The Stimulus Deal and the Three-Martini Lunch

Apparently one of the non-negotiable requirements of Republicans in forging the stimulus package this weekend was what has been called the three-martini lunch, referring their insistence on amending the Internal Revenue Code to allow a 100% business deduction for the cost of meals, including alcoholic beverages, at which business is discussed rather than the 50% deduction that has been permitted for many years. 

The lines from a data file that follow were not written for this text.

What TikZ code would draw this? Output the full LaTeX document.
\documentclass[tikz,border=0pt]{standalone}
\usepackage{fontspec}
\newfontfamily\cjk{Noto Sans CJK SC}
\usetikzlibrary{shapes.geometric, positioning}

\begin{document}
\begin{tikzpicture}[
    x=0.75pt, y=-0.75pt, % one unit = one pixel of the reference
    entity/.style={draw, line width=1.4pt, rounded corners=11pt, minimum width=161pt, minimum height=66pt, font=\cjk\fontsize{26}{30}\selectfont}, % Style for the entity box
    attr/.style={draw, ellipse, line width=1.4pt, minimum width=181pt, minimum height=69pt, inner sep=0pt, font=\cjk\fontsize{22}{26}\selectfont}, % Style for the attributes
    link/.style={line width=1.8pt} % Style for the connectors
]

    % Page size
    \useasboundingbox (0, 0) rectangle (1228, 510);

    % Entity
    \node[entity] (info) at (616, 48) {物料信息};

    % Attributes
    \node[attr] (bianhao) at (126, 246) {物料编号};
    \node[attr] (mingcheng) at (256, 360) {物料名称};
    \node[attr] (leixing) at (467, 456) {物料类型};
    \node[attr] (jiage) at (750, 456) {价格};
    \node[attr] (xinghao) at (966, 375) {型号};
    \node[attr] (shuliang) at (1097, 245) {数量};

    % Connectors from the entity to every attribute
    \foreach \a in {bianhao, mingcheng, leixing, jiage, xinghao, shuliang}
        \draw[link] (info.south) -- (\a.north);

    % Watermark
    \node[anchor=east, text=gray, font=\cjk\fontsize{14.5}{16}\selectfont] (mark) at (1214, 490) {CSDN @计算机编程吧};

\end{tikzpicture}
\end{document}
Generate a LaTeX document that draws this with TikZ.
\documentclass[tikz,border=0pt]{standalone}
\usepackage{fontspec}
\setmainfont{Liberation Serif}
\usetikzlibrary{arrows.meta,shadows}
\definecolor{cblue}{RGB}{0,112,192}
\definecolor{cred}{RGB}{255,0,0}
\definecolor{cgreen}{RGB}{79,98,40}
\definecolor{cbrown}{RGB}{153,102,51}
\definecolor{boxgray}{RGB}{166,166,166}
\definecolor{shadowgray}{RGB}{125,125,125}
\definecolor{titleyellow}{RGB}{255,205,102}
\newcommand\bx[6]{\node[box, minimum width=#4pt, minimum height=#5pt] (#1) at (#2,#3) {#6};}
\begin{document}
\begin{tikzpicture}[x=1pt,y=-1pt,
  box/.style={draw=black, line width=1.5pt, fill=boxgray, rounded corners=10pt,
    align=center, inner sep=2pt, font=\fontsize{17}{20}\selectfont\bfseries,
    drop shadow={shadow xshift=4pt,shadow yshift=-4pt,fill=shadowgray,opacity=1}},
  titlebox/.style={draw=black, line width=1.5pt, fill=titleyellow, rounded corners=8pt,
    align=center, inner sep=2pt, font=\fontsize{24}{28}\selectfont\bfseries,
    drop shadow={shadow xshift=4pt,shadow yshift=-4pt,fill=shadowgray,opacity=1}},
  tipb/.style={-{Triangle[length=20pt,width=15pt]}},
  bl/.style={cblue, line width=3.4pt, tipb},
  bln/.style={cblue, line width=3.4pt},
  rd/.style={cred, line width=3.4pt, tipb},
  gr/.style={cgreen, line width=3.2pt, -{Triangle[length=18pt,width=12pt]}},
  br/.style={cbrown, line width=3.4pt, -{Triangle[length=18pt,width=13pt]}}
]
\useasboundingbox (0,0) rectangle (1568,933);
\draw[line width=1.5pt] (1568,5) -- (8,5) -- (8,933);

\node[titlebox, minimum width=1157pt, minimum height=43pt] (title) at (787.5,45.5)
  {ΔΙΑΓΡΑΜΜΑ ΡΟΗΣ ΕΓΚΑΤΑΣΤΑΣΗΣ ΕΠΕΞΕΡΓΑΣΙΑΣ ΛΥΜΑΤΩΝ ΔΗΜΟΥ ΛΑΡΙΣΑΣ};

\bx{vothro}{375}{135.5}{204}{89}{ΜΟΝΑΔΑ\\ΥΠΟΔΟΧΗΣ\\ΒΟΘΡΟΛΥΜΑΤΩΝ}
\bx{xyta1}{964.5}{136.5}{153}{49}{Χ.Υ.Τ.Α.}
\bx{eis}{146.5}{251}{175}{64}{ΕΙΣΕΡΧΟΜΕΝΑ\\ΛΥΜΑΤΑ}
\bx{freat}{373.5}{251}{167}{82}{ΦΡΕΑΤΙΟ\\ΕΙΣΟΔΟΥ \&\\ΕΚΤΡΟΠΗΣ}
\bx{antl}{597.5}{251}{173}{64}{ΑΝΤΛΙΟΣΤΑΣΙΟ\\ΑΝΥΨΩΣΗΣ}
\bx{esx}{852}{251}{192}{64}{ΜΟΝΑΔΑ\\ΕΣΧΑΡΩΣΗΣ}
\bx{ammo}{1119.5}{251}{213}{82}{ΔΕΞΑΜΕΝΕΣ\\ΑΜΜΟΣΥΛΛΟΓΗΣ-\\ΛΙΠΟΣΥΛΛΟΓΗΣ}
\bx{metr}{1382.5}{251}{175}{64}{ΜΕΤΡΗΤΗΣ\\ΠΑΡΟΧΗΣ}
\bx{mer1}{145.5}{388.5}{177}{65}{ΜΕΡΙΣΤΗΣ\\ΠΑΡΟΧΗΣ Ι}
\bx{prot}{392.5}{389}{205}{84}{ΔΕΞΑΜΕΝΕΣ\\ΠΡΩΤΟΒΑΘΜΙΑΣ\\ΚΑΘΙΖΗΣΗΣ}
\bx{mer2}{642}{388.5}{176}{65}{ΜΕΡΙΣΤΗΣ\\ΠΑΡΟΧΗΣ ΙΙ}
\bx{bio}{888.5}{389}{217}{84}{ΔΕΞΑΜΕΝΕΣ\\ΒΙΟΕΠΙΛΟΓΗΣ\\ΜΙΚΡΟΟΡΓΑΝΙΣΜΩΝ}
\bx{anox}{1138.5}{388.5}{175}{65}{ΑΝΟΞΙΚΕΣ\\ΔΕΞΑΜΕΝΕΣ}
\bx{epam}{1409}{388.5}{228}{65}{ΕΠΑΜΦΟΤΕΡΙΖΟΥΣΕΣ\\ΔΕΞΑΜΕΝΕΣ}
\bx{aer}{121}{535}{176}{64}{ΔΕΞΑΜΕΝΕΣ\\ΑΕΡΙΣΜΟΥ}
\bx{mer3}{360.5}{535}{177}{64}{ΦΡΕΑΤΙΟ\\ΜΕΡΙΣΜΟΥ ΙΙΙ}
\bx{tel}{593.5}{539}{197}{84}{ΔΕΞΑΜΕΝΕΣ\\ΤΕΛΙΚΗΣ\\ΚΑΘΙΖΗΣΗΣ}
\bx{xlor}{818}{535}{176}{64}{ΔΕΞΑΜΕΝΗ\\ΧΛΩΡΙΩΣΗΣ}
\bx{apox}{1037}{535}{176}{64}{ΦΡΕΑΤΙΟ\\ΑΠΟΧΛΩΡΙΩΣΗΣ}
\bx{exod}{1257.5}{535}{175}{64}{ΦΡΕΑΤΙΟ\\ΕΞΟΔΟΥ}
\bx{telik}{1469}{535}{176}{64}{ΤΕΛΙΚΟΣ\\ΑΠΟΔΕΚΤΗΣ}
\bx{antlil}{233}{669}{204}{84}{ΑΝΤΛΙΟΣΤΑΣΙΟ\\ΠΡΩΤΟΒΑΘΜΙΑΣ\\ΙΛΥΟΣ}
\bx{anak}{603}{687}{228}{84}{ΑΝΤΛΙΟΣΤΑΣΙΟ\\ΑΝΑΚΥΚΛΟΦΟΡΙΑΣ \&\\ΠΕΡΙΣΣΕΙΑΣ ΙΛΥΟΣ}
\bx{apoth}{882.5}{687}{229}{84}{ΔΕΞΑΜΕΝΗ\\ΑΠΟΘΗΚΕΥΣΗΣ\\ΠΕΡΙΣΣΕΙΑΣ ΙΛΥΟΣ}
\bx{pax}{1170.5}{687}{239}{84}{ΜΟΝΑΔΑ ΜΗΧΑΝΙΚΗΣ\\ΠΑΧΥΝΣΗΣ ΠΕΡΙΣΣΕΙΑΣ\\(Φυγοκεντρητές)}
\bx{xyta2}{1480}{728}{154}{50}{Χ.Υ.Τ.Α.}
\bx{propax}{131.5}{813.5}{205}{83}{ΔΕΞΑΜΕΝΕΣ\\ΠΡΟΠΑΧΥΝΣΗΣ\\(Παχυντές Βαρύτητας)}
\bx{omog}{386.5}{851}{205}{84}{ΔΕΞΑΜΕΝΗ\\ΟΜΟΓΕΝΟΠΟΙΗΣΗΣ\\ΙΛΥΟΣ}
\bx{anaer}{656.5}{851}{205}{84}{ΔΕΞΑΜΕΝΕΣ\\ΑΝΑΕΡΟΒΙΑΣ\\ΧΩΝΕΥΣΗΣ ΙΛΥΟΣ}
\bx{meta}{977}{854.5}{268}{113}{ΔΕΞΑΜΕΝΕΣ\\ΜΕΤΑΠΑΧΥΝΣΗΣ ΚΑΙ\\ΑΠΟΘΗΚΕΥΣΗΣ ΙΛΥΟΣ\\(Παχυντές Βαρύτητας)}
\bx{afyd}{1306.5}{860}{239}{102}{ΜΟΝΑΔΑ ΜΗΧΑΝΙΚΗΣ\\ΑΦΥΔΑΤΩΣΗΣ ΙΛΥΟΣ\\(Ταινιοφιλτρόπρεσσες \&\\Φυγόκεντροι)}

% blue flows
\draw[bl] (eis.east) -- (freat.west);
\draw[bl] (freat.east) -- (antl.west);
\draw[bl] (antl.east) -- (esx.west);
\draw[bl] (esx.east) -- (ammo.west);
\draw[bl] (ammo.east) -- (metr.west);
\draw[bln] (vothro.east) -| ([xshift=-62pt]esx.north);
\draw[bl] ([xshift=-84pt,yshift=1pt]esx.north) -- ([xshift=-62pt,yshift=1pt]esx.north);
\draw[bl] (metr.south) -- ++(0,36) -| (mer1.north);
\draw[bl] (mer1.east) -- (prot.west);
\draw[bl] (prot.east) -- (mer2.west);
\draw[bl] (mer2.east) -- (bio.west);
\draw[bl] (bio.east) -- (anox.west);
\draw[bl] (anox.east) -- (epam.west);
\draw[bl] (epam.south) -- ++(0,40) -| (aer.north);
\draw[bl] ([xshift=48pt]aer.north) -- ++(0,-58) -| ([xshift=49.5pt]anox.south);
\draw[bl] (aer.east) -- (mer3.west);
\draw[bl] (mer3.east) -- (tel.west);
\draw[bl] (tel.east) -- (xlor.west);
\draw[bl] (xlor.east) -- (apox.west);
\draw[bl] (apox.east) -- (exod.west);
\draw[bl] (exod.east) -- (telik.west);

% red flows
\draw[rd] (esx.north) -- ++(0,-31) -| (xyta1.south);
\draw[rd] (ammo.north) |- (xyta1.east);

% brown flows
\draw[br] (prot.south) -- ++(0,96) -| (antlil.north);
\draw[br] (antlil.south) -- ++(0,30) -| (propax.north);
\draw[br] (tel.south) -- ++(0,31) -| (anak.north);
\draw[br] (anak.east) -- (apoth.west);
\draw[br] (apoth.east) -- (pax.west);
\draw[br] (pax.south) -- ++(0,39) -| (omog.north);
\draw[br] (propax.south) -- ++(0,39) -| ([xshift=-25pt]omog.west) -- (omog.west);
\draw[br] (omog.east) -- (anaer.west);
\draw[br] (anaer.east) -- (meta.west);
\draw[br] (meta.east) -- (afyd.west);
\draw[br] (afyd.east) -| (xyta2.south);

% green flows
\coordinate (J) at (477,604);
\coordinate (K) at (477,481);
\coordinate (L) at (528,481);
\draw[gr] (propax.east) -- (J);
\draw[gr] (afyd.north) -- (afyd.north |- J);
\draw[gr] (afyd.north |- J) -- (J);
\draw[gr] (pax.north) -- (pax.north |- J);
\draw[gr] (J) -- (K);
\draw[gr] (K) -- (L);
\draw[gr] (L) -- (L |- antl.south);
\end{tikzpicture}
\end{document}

I once had occasion to look up the language of this provision in the Code and, as I recall, to qualify for the deduction, discussion at the meal didn’t have to be fully devoted to business matters, or even substantially devoted to business matters, or even significantly devoted to business matters. A two-hour long lunch including three martinis would be 50% deductible as long as it included at least some discussion of business. Now the cost of such a lunch will be 100% deductible. The argument for amending the Code to provide for such an egregiously regressive tax break, was that it will help the restaurant industry. If the government wants to help the restaurant industry it would be vastly more efficient to provide it with targeted subsidies. The insistence of Republicans on subsidizing three-martini lunches demonstrates that, as Jennifer Rubin put it in one of her Washington Post columns yesterday, they are “apparently more interested in grabbing stray goodies for the donor class than in helping the country fend off a full-fledged recession.”